During cycle A, Lower Key Stage 2 researched kites, exploring how they fly, why they are important and the function of each part. They then developed design criteria for a successful kite and planned their own design. While making the kites, groups had to consider how to make the structure strong but light. They also considered which parts of the structure needed to be strengthened. Everyone enjoyed evaluating how successful their kites were!
Lower Key Stage 2 are currently growing herbs, such as, basil and mint as well as tomatoes and potatoes. As part of our cooking and nutrition learning, we made bruschetta with the herbs and tomatoes and potato salad, choosing our own herbs.

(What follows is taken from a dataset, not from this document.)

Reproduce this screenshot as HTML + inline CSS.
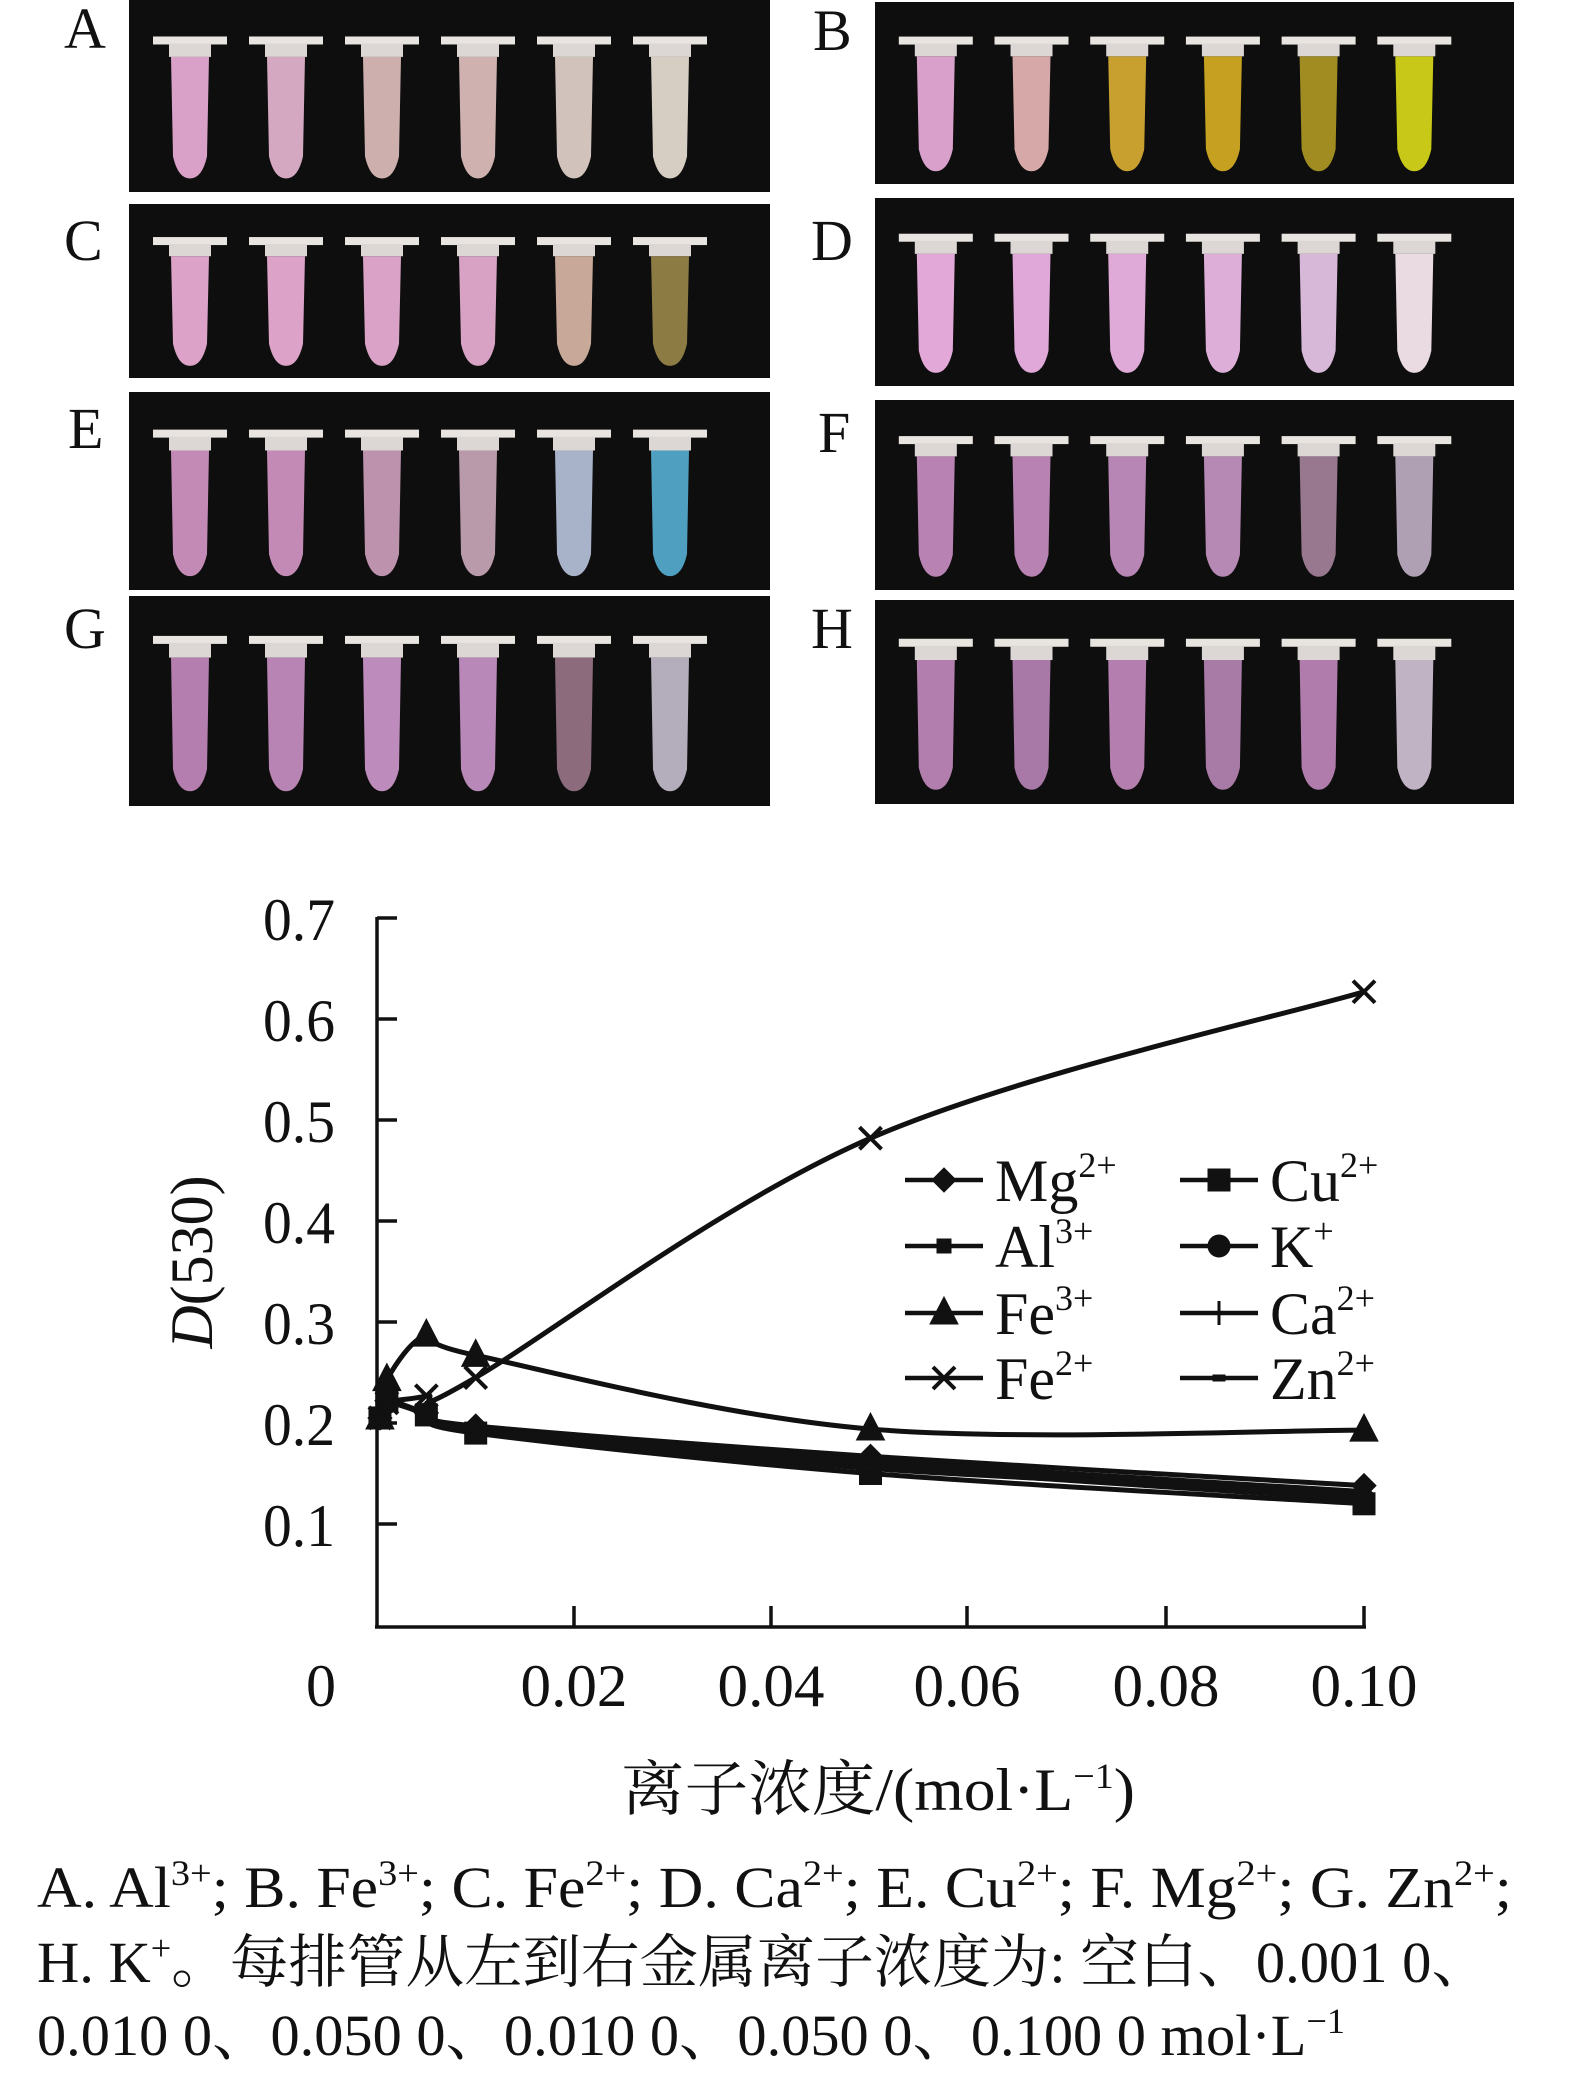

We used a lot of key skills, such as, washing surfaces and food, cutting safely and following and adapting recipes.
Upper Key Stage 2
During the’ Fairgrounds’ topic, pupils developed a range of skills in the areas of researching, planning, communicating, technical skills and evaluation.
During their fabric bag project, Upper Key Stage 2 aimed their design criteria at a target market. They created paper template to develop their plans and designs. To make their bags, pupils used a variety of stitches, fabrics and fastenings. They also refined measuring, cutting and stitching skills. When evaluating their designs, pupils considered the functional and aesthetic qualities of their product.
During the Summer term, cycle A, Upper Key stage 2 explored ‘Global food’. They considered where in the world ingredients come from and considered the benefits of a varied and healthy diet. They used a range of cooking skills to create a salsa, selecting and refining recipes for specific purposes.
Keep developing design skills and creating high quality products. Milford pupils may be the designers of the future!